Decano claims that on Jan. 1 this year, Ahakuelo promoted him to assistant business manager and raised his salary from $117,000 to $132,000. Then on March 25, he says, Ahakuelo fired him.
Two days later, he says, staff attorney Morrison resigned.
The complaint continues: "On Monday, May 14, 2012 a Solicitation to Commit Murder case was opened by the Honolulu Police Department under report number HPD 12-175720 by Officer Sean Kaolelopono (badge #3704). The case is currently under investigation by the Honolulu Police Department, Criminal Investigation Division, Homicide Section, Senior Homicide Detective Theodore Coons.
"On or about May 23, 2012 Defendant Ahakuelo telephoned Island of Hawaii Executive Board Member Kris Hoke and Island of Maui Union Member Christopher Cunkleman and made false statements about plaintiff, including falsely accusing plaintiff of smuggling drugs from the Philippine Islands to Guam. Both Executive Board Member Kris Hoke and Island of Maui Union Member Christopher Cunkleman immediately reported the false allegations to plaintiff.
"On or about Friday, June 1, 2012 defendant IBEW's monthly Executive Board meeting was held. During this meeting defendant Ahakuelo threatened the Executive Board members present, 'if any of you collaborates with Tommy Decano or his lawyer, I will have charges filed against you!'"

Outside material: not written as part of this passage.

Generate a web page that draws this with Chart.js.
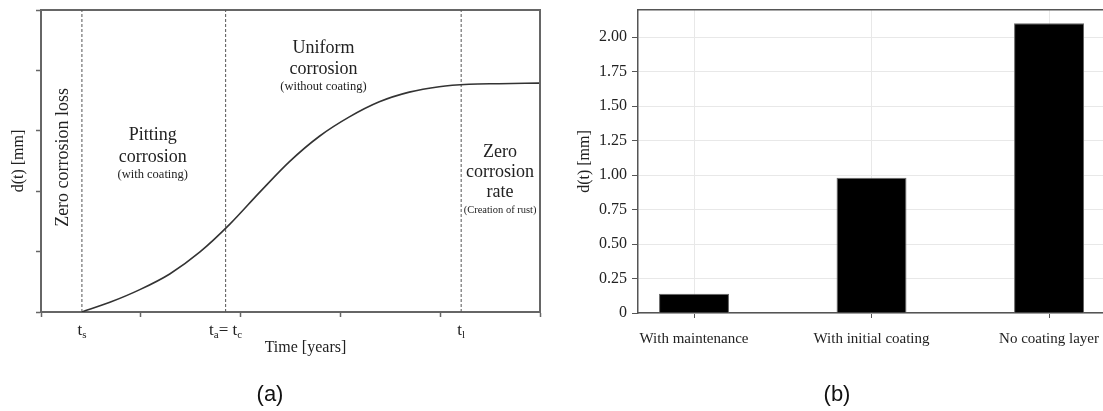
<!DOCTYPE html>
<html><head><meta charset="utf-8">
<script src="https://cdn.jsdelivr.net/npm/chart.js@4.4.1/dist/chart.umd.min.js"></script>
<style>
html,body{margin:0;padding:0;background:#fff;overflow:hidden;width:1103px;height:411px;}
#wa{position:absolute;left:0;top:0;width:560px;height:411px;}
#wb{position:absolute;left:560px;top:0;width:543px;height:411px;}
.cap{position:absolute;top:381px;font:22px 'Liberation Sans',Arial,sans-serif;color:#111;transform:translateX(-50%);line-height:26px;}
</style></head><body>
<div id="wa"><canvas id="ca" width="560" height="411"></canvas></div>
<div id="wb"><canvas id="cb" width="543" height="411"></canvas></div>
<div class="cap" style="left:270px">(a)</div>
<div class="cap" style="left:837px">(b)</div>
<script>
// ---------- Panel (a): corrosion depth vs time (schematic) ----------
const curveTime = [0.41, 0.69, 0.99, 1.29, 1.59, 1.89, 2.19, 2.49, 2.79, 3.09, 3.39, 3.69, 3.99, 4.29, 4.59, 4.99];
const curveLoss = [0.00, 0.16, 0.37, 0.63, 0.99, 1.45, 1.98, 2.49, 2.91, 3.23, 3.48, 3.64, 3.73, 3.77, 3.78, 3.79];
const phaseTimes = [0.41, 1.85, 4.21];
// segments: even index = normal text, odd index = subscript
const phaseLabels = [['t', 's'], ['t', 'a', '= t', 'c'], ['t', 'l']];
const axisTitleA = 'd(t) [mm]';
const timeTitle = 'Time [years]';

// ---------- Panel (b): thickness loss by scenario ----------
const categories = ['With maintenance', 'With initial coating', 'No coating layer'];
const thicknessLoss = [0.14, 0.98, 2.10];
const axisTitleB = 'd(t) [mm]';

const SERIF = "'Liberation Serif','Times New Roman',serif";
const INK = '#222';
const AXIS = '#666';

// Region annotations for panel (a), anchored in data coordinates
const regionNotes = [
  {x: 0.27, y: 2.56, rotate: true, lines: [['Zero corrosion loss', 18, 0]]},
  {x: 1.12, y: 2.85, lines: [['Pitting', 18, 0], ['corrosion', 18, 22], ['(with coating)', 12.5, 16]]},
  {x: 2.83, y: 4.29, lines: [['Uniform', 18, 0], ['corrosion', 18, 21], ['(without coating)', 12.5, 16]]},
  {x: 4.60, y: 2.57, lines: [['Zero', 18, 0], ['corrosion', 18, 20], ['rate', 18, 20], ['(Creation of rust)', 10.5, 16]]}
];

const notesPlugin = {
  id: 'notes',
  afterDraw(chart) {
    const ctx = chart.ctx, xs = chart.scales.x, ys = chart.scales.y;
    ctx.save();
    ctx.fillStyle = INK;
    regionNotes.forEach(n => {
      const px = xs.getPixelForValue(n.x), py = ys.getPixelForValue(n.y);
      ctx.textAlign = 'center';
      ctx.textBaseline = 'alphabetic';
      if (n.rotate) {
        ctx.save();
        ctx.translate(px, py);
        ctx.rotate(-Math.PI / 2);
        ctx.font = n.lines[0][1] + 'px ' + SERIF;
        ctx.fillText(n.lines[0][0], 0, 0);
        ctx.restore();
      } else {
        let yy = py;
        n.lines.forEach(l => {
          yy += l[2];
          ctx.font = l[1] + 'px ' + SERIF;
          ctx.fillText(l[0], px, yy);
        });
      }
    });
    // phase time labels under the axis
    const base = ys.bottom + 23;
    phaseTimes.forEach((t, i) => {
      const segs = phaseLabels[i];
      const fonts = segs.map((s, k) => (k % 2 === 0 ? 17 : 11) + 'px ' + SERIF);
      const widths = segs.map((s, k) => { ctx.font = fonts[k]; return ctx.measureText(s).width; });
      const total = widths.reduce((a, b) => a + b, 0);
      let cx = xs.getPixelForValue(t) - total / 2;
      ctx.textAlign = 'left';
      segs.forEach((s, k) => {
        ctx.font = fonts[k];
        ctx.fillText(s, cx, base + (k % 2 === 0 ? 0 : 3));
        cx += widths[k];
      });
    });
    ctx.textAlign = 'center';
    ctx.font = '16px ' + SERIF;
    ctx.fillText(timeTitle, xs.getPixelForValue(2.65), ys.bottom + 40);
    ctx.restore();
  }
};

const frameAxis = (pos, color, width) => ({
  type: 'linear', position: pos, min: 0, max: 1, display: true,
  ticks: {display: false},
  grid: {display: false, drawTicks: false, drawOnChartArea: false},
  border: {display: true, color: color, width: width},
  afterFit: s => { if (pos === 'top') s.height = 0; else s.width = 0; s.paddingTop = s.paddingBottom = s.paddingLeft = s.paddingRight = 0; }
});

new Chart(document.getElementById('ca'), {
  type: 'line',
  data: {
    datasets: [
      {
        data: curveTime.map((t, i) => ({x: t, y: curveLoss[i]})),
        borderColor: '#333', borderWidth: 1.6, pointRadius: 0,
        cubicInterpolationMode: 'monotone', fill: false
      },
      ...phaseTimes.map(t => ({
        data: [{x: t, y: 0}, {x: t, y: 5}],
        borderColor: '#555', borderWidth: 1, borderDash: [3, 2], pointRadius: 0, fill: false
      }))
    ]
  },
  plugins: [notesPlugin],
  options: {
    responsive: false, animation: false,
    layout: {padding: {left: 0, top: 10, right: 20, bottom: 0}},
    plugins: {legend: {display: false}, tooltip: {enabled: false}},
    scales: {
      x: {
        type: 'linear', position: 'bottom', min: 0, max: 5,
        ticks: {display: false, stepSize: 1},
        grid: {display: true, drawOnChartArea: false, drawTicks: true, tickLength: 5, tickColor: AXIS, tickWidth: 1.5},
        border: {display: true, color: AXIS, width: 2},
        afterFit: s => { s.height = 99; s.paddingLeft = s.paddingRight = 0; }
      },
      y: {
        type: 'linear', position: 'left', min: 0, max: 5,
        ticks: {display: false, stepSize: 1},
        grid: {display: true, drawOnChartArea: false, drawTicks: true, tickLength: 5, tickColor: AXIS, tickWidth: 1.5},
        border: {display: true, color: AXIS, width: 2},
        title: {display: true, text: axisTitleA, color: INK, font: {family: SERIF, size: 16}, padding: {top: 9, bottom: 0}},
        afterFit: s => { s.width = 41; s.paddingTop = s.paddingBottom = 0; }
      },
      xTop: frameAxis('top', AXIS, 2),
      yRight: frameAxis('right', AXIS, 2)
    }
  }
});

// ---------- Panel (b) chart ----------
const GRID = '#e8e8e8';
const AX2 = '#555';
new Chart(document.getElementById('cb'), {
  type: 'bar',
  data: {
    datasets: [{
      data: categories.map((c, i) => ({x: i, y: thicknessLoss[i]})),
      backgroundColor: '#000', borderColor: '#666', borderWidth: 1,
      categoryPercentage: 1, barPercentage: 0.394
    }]
  },
  options: {
    responsive: false, animation: false,
    layout: {padding: {left: 0, top: 10, right: 0, bottom: 0}},
    plugins: {legend: {display: false}, tooltip: {enabled: false}},
    scales: {
      x: {
        type: 'linear', position: 'bottom', min: -0.3155, max: 2.304, offset: false,
        ticks: {stepSize: 1, includeBounds: false, color: INK, font: {family: SERIF, size: 15}, padding: 12,
                maxRotation: 0, minRotation: 0, autoSkip: false, callback: v => categories[v] ?? ''},
        afterBuildTicks: s => { s.ticks = s.ticks.filter(t => Number.isInteger(t.value) && t.value >= 0 && t.value < categories.length); },
        grid: {display: true, offset: false, color: GRID, drawTicks: true, tickLength: 5, tickColor: AX2},
        border: {display: true, color: AX2, width: 1.5},
        afterFit: s => { s.height = 98; s.paddingLeft = s.paddingRight = 0; }
      },
      y: {
        type: 'linear', position: 'left', min: 0, max: 2.196,
        ticks: {stepSize: 0.25, includeBounds: false, color: INK, font: {family: SERIF, size: 16}, padding: 5, autoSkip: false,
                callback: v => v === 0 ? '0' : v.toFixed(2)},
        afterBuildTicks: s => { s.ticks = s.ticks.filter(t => Math.abs(t.value / 0.25 - Math.round(t.value / 0.25)) < 1e-6); },
        grid: {display: true, color: GRID, drawTicks: true, tickLength: 6, tickColor: AX2},
        border: {display: true, color: AX2, width: 1.5},
        title: {display: true, text: axisTitleB, color: INK, font: {family: SERIF, size: 16}, padding: {top: 15, bottom: 0}},
        afterFit: s => { s.width = 78; s.paddingTop = s.paddingBottom = 0; }
      },
      xTop: frameAxis('top', AX2, 1.5)
    }
  }
});
</script>
</body></html>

Finally, Decano says, on July 6, at the union's monthly executive board meeting, "Executive Board Member Manuel L. Cabral made a motion to have an outside audit conducted of the union expenditures over the last year due to defendant Ahakuelo's lavish spending (new office furniture, 5 new union automobiles, unauthorized air fare purchases for out of state travel by defendant Ahakuelo to Canada, Guam, Washington, D.C., Kansas, Oregon, unauthorized air fare purchases for out of state travel for defendant Ahakuelo's wife, unauthorized air fare purchases for out of state travel for the entire union office staff, etc., while not agreeing to pay for a sing[l]e grievance arbitration in the past year).
"Defendant Ahakuelo became enraged and said that he would hire someone to conduct his own internal audit, and the Executive Board did not need to have another audit done. When Executive Board Member Manuel L. Cabral insisted that an independent audit be conducted of defendant Ahakuelo's spending, defendant Ahakuelo raised up and leaned forward across the table toward Executive Board Member Manuel L. Cabral and threatened. 'I'll take care of you!' Defendant Ahakuelo next threw some documents across the table at Executive Board Member Manuel L. Cabral. The entire Executive Board witnessed this." (Parentheses in complaint.)

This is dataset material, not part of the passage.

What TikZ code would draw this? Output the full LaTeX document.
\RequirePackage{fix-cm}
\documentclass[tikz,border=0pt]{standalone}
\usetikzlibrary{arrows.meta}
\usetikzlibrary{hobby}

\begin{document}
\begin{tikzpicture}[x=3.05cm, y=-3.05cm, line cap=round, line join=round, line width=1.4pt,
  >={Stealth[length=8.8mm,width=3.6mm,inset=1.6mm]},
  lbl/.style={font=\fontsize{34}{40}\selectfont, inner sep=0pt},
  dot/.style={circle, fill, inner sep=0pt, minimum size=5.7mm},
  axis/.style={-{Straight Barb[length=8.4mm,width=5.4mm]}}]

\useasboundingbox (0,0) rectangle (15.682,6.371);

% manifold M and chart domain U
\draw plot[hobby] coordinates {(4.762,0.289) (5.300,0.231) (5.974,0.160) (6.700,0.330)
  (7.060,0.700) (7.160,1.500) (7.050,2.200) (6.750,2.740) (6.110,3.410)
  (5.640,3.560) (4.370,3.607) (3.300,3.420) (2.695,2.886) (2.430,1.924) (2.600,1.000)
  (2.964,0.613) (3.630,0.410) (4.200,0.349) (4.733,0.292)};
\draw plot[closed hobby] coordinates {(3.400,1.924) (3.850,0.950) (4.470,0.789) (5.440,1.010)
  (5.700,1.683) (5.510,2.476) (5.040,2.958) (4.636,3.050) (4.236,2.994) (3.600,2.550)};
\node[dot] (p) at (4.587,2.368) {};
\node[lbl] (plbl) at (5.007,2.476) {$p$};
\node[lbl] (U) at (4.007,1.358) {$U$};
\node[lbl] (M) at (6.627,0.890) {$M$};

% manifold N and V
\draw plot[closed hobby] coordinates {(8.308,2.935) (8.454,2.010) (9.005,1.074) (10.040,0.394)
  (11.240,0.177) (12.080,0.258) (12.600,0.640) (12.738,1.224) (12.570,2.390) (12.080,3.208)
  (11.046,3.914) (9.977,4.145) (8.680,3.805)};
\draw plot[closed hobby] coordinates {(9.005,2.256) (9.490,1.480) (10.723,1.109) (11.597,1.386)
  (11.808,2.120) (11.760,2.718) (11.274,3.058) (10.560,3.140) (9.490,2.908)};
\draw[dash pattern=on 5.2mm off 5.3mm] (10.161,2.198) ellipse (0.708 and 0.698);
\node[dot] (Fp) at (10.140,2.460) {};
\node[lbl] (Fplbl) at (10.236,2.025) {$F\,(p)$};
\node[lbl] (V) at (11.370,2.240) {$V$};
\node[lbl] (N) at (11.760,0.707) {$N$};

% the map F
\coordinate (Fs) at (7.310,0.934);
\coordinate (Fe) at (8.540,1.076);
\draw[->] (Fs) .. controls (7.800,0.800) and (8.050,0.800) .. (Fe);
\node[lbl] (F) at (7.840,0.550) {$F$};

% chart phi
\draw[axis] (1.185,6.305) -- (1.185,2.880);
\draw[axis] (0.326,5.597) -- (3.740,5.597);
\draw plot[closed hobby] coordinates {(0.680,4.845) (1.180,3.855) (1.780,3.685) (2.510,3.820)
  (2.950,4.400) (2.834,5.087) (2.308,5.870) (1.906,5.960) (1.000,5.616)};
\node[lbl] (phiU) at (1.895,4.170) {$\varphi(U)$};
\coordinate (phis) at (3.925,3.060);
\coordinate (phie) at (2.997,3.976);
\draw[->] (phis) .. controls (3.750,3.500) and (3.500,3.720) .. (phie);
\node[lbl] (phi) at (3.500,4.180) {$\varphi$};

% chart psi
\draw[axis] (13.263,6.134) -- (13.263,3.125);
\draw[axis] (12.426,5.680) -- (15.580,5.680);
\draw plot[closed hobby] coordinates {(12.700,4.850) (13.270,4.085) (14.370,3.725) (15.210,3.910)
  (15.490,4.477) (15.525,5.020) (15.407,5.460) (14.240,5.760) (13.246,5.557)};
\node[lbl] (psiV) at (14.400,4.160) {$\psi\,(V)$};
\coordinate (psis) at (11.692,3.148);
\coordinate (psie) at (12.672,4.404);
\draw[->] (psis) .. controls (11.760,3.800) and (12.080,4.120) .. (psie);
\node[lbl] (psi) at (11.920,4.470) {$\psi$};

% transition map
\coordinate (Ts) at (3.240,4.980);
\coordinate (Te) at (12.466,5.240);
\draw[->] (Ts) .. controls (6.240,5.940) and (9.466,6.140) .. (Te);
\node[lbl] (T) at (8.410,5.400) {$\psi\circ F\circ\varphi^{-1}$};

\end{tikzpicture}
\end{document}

Decano seeks punitive damages for wrongful firing, defamation, whistleblower violations and intentional infliction of emotional distress. He is represented by Venetia Carpenter-Asui.
LINK: Full Text of Lawsuit
IBEW: Murder in Kona: A flurry of phone calls, then Union Leader Walks Free
CB: Lawsuit: Hawaii IBEW Chief Wanted Hitman To Take Out His Enemies
…It's not the first time Decano has sued an employer for wrongful termination. According to news reports, Decano lodged a wrongful termination complaint against a Snohomish County, Wash., fire district where he was a deputy chief.

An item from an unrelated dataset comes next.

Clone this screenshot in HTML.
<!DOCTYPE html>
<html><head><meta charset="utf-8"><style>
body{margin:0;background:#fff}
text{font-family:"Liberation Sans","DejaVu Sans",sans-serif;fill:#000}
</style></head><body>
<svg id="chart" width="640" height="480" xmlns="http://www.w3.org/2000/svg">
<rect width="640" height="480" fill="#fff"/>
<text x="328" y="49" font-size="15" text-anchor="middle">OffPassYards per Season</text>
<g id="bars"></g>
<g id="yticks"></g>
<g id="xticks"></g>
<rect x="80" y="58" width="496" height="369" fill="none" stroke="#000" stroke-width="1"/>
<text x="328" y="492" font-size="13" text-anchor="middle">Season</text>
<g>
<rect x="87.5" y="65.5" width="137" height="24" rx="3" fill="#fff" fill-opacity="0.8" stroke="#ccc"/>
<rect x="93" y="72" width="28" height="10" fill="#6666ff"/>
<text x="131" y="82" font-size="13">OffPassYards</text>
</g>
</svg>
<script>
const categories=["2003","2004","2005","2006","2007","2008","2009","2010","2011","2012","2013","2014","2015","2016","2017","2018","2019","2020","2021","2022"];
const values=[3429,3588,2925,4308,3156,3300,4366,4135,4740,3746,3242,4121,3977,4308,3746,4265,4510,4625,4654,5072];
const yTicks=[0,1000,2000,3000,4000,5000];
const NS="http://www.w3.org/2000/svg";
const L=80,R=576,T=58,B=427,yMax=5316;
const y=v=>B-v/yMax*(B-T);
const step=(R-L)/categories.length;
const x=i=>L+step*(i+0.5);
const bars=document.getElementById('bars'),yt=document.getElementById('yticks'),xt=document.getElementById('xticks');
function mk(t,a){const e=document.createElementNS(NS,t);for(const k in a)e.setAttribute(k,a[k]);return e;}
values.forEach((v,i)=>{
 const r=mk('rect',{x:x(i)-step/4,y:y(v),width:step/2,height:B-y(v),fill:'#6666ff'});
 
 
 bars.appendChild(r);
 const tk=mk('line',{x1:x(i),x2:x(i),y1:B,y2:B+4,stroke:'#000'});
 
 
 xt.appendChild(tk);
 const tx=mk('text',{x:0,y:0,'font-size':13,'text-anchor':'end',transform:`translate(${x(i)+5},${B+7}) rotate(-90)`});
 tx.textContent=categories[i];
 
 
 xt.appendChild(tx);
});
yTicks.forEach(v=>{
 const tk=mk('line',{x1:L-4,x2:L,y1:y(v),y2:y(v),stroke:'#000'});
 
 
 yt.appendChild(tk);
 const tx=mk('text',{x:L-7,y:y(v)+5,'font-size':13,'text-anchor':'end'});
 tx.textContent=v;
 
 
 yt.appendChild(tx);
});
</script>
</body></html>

Decano was also one of three Honolulu police officers who was arrested in 1975 for robbing a gambling operation on Kauai. He was also indicted in 1997 by the U.S. government for being in possession of more than $43,000 that had been stolen from the mail. …
Blake Okimoto, an attorney representing … IBEW, gave Civil Beat copies of letters Decano's attorney sent before filing the lawsuit. In a May 11 demand letter Carpeter-Asui said Decano would drop the case if he were paid four years worth of wages in addition to his back pay from the date he was fired. He also asked for $523.56 for attorneys fees.
On May 24, Okimoto countered, saying he wanted an immediate retraction of the “false allegations.” Okimoto also noted the curious timing of the May 11 demand letter and May 14 initiation of an HPD investigation.